Rows from a dataset of charts and code
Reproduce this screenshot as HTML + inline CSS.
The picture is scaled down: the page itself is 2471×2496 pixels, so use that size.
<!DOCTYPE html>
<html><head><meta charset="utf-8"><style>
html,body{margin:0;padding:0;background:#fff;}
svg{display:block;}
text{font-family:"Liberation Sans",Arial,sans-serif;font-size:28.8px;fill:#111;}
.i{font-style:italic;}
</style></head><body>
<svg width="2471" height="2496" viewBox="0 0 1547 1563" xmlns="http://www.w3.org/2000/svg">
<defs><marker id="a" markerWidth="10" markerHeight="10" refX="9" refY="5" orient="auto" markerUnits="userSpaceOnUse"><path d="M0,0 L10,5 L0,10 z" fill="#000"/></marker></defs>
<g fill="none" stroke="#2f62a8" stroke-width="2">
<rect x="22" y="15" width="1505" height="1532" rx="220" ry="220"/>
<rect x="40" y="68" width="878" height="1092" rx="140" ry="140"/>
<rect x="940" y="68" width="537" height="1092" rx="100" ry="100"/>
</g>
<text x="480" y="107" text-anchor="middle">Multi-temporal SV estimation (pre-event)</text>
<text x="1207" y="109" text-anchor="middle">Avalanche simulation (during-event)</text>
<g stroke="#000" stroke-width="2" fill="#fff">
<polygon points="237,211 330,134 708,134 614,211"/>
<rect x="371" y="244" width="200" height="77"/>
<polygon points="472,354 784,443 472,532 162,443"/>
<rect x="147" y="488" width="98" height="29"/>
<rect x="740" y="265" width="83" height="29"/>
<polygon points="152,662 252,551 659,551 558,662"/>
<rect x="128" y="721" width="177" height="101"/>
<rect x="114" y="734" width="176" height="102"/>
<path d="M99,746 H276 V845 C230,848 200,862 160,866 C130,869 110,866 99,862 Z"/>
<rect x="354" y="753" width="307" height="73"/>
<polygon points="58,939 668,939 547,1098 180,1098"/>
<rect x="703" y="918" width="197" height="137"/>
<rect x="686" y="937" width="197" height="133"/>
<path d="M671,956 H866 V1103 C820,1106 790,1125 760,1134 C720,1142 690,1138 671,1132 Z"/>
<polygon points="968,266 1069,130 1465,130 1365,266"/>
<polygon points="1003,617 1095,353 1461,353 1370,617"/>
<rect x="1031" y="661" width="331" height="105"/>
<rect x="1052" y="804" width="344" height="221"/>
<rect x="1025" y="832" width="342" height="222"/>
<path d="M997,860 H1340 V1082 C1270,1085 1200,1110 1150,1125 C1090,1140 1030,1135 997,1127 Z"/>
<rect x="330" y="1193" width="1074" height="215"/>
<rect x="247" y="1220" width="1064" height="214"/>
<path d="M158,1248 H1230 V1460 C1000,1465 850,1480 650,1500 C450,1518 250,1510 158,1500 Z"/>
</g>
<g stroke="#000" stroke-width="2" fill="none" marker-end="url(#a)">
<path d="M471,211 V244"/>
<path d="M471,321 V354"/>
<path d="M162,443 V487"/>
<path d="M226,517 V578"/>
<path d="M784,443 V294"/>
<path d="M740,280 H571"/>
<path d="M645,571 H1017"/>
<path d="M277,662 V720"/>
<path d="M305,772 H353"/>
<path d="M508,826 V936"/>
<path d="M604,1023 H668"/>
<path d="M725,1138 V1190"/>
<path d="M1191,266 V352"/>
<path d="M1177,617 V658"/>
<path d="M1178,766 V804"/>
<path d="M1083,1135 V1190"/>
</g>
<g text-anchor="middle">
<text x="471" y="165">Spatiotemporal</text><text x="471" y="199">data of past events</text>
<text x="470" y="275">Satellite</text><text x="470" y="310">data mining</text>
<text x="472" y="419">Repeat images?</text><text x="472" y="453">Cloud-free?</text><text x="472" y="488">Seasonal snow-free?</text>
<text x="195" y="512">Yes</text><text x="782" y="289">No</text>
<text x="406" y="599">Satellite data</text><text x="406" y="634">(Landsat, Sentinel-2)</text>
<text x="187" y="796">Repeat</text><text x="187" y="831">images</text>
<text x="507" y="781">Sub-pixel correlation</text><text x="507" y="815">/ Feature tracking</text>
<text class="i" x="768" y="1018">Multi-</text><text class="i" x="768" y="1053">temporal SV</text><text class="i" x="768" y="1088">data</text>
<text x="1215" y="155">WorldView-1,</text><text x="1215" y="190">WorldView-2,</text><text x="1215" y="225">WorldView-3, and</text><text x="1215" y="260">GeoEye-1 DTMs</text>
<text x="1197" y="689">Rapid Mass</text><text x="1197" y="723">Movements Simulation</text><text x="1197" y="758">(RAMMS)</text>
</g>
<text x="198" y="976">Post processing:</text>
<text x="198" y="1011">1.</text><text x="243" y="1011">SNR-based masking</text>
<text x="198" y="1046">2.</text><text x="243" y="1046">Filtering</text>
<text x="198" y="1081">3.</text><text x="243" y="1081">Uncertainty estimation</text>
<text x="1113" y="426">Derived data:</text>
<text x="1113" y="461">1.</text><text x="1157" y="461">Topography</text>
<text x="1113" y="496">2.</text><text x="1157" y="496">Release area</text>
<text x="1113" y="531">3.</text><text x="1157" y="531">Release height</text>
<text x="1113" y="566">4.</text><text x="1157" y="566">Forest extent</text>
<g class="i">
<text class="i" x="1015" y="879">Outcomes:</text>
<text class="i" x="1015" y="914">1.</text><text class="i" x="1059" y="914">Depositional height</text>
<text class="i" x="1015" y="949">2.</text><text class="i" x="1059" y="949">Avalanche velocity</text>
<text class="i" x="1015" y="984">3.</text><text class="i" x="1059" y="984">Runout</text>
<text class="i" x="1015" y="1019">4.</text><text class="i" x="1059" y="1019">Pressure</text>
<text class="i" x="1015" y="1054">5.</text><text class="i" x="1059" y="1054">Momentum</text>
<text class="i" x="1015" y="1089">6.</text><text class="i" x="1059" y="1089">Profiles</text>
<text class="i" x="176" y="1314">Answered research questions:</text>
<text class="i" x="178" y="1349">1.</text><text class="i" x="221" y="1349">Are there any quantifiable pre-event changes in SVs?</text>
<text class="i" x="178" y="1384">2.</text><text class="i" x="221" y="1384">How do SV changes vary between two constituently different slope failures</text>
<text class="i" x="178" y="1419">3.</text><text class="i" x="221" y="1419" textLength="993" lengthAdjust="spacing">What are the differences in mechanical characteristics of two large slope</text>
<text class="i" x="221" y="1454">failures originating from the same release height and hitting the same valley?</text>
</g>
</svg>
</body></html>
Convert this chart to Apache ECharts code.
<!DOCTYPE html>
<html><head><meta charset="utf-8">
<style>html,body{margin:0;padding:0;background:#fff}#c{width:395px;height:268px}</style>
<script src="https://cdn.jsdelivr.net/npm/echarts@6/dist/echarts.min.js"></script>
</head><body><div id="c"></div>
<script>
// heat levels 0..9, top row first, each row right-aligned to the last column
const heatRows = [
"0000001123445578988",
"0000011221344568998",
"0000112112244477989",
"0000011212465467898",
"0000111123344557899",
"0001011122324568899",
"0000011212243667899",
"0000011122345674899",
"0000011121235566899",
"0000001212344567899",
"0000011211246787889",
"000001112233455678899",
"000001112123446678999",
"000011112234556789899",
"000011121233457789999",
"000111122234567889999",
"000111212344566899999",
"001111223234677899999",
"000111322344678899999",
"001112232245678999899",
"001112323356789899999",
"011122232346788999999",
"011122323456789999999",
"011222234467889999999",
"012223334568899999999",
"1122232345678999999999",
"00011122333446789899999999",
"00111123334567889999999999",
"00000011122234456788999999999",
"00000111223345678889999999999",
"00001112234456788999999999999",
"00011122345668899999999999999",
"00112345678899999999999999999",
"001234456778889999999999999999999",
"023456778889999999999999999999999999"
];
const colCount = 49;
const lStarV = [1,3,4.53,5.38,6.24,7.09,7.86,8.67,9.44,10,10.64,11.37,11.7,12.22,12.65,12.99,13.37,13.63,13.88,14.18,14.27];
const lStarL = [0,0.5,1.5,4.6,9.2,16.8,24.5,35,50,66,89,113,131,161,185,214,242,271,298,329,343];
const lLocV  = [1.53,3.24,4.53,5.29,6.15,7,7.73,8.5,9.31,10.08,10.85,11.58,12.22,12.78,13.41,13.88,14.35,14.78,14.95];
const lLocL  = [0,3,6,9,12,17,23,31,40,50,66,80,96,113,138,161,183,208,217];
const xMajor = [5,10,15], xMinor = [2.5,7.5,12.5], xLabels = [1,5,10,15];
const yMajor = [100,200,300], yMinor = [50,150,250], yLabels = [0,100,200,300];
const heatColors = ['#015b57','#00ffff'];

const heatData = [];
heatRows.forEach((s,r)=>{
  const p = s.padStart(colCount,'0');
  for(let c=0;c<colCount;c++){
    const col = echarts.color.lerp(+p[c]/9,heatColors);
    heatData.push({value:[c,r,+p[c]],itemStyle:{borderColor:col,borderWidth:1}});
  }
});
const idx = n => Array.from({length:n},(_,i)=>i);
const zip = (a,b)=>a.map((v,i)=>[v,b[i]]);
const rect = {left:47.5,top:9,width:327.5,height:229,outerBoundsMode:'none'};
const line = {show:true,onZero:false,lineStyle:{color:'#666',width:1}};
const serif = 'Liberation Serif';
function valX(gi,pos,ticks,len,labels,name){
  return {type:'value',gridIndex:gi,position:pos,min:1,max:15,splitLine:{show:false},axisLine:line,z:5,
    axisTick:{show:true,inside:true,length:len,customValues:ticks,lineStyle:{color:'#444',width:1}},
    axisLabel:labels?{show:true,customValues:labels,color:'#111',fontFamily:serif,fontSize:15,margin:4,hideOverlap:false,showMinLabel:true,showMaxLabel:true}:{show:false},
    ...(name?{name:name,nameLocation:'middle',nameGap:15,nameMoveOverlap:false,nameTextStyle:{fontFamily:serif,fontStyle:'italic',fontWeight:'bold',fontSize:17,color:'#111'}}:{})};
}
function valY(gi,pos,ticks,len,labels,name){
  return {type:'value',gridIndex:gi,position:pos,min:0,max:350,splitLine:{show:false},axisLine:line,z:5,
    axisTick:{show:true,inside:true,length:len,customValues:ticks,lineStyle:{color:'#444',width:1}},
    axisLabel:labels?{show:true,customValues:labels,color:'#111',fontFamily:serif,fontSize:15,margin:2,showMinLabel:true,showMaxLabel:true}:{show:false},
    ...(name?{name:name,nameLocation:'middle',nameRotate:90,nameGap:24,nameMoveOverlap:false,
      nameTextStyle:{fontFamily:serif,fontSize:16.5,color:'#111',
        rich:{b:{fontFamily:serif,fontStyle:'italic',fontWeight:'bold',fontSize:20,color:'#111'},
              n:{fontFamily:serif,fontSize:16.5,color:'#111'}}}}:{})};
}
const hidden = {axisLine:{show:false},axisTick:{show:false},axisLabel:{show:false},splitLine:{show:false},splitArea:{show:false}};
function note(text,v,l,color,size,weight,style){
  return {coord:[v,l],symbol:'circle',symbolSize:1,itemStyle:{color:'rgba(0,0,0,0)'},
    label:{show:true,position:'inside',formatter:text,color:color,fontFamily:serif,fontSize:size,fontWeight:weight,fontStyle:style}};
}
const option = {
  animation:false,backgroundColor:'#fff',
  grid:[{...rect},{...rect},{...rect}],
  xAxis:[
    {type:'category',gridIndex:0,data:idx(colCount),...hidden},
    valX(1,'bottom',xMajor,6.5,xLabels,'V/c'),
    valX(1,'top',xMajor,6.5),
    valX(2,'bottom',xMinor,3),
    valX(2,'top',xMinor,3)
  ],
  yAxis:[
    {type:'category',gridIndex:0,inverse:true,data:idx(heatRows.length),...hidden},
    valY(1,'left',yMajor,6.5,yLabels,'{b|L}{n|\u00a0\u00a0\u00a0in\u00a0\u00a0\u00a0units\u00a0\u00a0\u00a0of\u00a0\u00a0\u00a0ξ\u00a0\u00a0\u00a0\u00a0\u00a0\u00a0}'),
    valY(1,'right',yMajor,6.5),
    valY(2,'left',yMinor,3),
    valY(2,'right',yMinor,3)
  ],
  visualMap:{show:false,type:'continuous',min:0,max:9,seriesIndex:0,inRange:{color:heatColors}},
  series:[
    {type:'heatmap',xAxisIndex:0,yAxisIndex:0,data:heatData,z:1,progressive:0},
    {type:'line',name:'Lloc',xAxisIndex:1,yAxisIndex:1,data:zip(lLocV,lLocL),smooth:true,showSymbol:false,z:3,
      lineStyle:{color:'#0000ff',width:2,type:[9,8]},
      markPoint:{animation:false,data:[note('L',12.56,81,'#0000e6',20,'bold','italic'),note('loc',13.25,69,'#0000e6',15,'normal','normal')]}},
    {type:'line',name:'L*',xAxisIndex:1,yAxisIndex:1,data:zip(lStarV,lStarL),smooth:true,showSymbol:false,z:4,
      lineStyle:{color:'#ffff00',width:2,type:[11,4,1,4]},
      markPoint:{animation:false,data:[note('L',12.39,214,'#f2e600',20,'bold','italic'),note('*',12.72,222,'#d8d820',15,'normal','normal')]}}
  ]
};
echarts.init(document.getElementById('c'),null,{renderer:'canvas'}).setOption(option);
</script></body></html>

**REQUIREMENT**
Extract every line from the records above that contains the word "this".

**TASK SOLUTION**
Reproduce this screenshot as HTML + inline CSS.
Convert this chart to Apache ECharts code.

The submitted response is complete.